FIG. 3 illustrates a conventional MBS data transmission process 300, in which security problems may occur. Referring to FIG. 3, an MBS content server 302 transmits MBS content data to a base station 304. The base station 304 encrypts the MBS content data with an MTK and transmits the encrypted MBS content data to authorized users such as subscriber stations 306-1 and 306-2. However, a tricky user 306-3, which is currently an unauthorized user terminal, may also receive the encrypted MBS content data by unauthorized access to the base station 304 (308). The tricky user 306-3 may store the encrypted MBS content data in a buffer. Later, when the tricky user 306-3 joins the MBSs and finishes authorization with the MBS content server 302 (310), the tricky user 306-3 becomes a subscriber and obtains the MTK. The tricky user 306-3 may then use the MTK to decrypt the encrypted MBS content data stored in the buffer that was received before the tricky user 306-3 joined the MBSs.

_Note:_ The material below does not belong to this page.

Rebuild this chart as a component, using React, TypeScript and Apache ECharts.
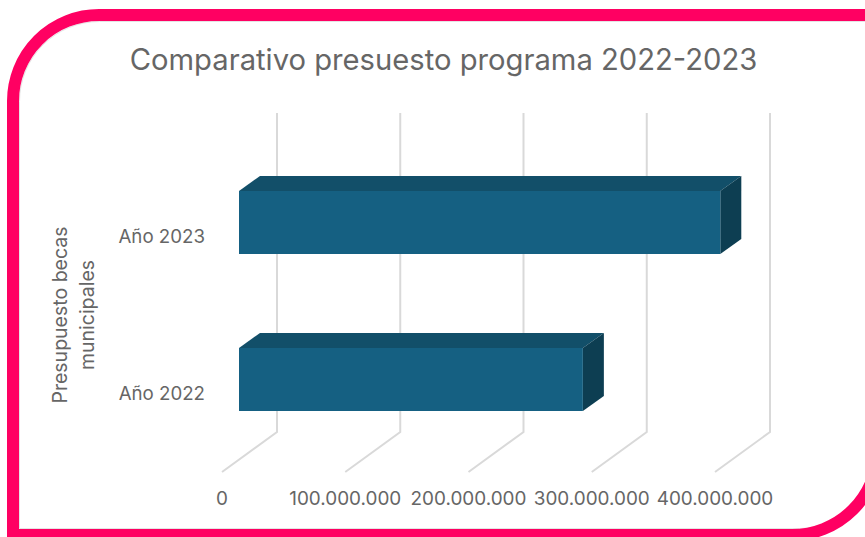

FIG. 4 illustrates a conventional MBS data transmission process 400, in which security problems may occur. Referring to FIG. 4, an MBS content server 402 transmits MBS content data to a base station 404. The base station 404 encrypts the MBS content data with an MTK and transmits the encrypted MBS content data to authorized users. Because subscriber stations 406-1 and 406-2 and a tricky user 406-3 join the MBSs and perform authorization with the MBS content server 402 (408), they have the MTK to decrypt the encrypted MBS content data received from the base station 404 (410). Later, the tricky user 406-3 leaves the MBSs (412). However, because the tricky user 406-3 has the MTK, the tricky user 406-3 may continue to receive encrypted MBS content data by unauthorized access to the base station 404 and decrypt the encrypted MBS content data to receive the MBSs (414).